§ TASK STATEMENT:
Copy out lines with the word "matplotlib" from the material that follows.

-- BEGIN --

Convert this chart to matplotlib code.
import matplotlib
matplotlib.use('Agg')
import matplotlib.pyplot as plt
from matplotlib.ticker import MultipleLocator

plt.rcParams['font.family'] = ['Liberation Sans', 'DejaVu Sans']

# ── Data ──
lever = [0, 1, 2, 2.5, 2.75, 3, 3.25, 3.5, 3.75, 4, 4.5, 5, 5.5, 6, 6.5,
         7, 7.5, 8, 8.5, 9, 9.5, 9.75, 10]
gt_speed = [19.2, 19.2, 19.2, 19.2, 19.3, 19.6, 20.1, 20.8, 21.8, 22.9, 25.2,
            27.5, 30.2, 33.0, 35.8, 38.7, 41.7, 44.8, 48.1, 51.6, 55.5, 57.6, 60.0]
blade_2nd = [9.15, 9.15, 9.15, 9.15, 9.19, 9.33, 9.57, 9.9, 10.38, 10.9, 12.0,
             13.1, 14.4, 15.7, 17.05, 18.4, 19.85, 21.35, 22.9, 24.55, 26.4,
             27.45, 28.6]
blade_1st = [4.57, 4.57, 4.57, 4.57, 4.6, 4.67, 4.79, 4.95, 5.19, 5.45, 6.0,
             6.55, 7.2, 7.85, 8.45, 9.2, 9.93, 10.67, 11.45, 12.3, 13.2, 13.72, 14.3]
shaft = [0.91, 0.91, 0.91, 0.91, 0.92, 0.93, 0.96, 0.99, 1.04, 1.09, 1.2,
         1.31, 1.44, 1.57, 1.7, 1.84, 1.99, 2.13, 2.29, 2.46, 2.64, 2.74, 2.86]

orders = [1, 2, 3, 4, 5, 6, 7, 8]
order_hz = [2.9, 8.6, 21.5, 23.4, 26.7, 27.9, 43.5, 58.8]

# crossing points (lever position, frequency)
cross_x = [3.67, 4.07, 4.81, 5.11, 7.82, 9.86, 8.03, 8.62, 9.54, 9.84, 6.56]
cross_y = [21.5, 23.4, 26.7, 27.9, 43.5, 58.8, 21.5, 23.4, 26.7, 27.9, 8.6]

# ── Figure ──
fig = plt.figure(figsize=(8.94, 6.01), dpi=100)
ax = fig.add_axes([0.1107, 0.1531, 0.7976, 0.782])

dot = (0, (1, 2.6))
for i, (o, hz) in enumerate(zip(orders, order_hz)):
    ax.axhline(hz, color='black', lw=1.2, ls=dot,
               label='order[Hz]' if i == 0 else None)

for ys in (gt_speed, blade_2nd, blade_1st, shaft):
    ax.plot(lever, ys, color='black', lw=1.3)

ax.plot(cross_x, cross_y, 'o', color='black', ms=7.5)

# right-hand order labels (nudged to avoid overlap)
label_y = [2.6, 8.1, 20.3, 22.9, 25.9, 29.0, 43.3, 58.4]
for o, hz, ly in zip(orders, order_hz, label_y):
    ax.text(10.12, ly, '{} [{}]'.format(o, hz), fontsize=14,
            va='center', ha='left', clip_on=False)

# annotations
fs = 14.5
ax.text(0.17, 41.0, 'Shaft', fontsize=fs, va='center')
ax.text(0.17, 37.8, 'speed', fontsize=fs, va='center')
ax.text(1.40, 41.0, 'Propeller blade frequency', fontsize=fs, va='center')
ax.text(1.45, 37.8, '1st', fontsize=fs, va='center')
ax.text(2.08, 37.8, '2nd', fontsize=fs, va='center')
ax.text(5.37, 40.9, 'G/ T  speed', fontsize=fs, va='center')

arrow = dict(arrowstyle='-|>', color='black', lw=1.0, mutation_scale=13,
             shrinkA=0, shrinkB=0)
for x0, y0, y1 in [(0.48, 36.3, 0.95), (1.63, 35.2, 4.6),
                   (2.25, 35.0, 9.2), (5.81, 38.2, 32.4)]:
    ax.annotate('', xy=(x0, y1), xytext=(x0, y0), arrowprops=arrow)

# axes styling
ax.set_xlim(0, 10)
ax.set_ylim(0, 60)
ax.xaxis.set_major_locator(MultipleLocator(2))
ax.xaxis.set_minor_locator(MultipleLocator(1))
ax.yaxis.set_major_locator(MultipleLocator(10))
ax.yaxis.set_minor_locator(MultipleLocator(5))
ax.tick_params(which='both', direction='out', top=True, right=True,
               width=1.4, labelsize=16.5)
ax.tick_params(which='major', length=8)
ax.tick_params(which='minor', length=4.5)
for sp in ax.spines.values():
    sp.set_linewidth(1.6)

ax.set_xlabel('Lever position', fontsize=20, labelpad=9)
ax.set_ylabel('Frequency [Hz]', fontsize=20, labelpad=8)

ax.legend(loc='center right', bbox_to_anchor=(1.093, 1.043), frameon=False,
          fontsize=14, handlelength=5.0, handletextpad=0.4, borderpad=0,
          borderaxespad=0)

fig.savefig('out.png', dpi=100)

-- END --
-- BEGIN --

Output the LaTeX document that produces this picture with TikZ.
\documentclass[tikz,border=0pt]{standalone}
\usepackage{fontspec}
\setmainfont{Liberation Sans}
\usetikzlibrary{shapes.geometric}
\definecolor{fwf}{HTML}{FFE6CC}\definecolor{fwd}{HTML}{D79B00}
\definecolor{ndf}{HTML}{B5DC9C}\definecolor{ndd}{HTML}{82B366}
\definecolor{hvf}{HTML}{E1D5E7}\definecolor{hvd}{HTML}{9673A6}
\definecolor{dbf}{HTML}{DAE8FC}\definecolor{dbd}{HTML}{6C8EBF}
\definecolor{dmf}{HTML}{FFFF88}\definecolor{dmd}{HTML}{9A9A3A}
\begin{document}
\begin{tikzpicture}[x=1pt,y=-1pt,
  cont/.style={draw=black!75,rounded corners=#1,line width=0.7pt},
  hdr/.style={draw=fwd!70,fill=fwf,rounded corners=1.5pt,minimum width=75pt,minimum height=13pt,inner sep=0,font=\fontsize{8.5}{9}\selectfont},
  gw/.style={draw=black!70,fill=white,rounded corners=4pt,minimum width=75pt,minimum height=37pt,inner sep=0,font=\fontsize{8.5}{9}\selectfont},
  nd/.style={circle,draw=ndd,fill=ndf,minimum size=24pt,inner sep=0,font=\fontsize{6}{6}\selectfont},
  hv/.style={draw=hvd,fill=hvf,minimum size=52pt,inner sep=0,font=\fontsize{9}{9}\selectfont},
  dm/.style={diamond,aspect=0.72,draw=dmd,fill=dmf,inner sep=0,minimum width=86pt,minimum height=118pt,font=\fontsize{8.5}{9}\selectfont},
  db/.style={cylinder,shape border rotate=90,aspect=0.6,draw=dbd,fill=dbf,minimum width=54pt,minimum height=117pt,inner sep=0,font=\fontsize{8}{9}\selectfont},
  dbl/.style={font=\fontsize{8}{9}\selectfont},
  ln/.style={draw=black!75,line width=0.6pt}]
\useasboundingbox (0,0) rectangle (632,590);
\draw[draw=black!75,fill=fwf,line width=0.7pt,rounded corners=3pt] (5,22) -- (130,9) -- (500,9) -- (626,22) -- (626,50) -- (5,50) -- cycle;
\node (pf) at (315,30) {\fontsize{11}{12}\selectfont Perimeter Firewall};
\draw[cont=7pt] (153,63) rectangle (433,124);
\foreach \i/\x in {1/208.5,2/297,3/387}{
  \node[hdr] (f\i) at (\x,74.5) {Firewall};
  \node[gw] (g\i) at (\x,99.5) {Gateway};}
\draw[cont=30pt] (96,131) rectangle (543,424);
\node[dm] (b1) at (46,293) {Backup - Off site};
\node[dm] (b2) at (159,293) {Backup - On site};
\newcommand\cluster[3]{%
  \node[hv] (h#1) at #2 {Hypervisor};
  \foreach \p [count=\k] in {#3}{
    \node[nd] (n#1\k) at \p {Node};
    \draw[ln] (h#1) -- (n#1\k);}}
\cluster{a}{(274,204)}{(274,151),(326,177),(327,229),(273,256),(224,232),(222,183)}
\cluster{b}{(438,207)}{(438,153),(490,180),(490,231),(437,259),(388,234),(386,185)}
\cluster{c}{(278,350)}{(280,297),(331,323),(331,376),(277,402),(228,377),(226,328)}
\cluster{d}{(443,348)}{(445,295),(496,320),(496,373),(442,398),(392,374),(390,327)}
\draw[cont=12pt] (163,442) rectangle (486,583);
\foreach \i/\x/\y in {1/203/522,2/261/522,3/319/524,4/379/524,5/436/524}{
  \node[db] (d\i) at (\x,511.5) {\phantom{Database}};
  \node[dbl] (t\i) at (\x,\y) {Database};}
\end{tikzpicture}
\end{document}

-- END --

§ SOLUTION BELOW:
Convert this chart to matplotlib code.
import matplotlib
matplotlib.use('Agg')
import matplotlib.pyplot as plt
from matplotlib.ticker import MultipleLocator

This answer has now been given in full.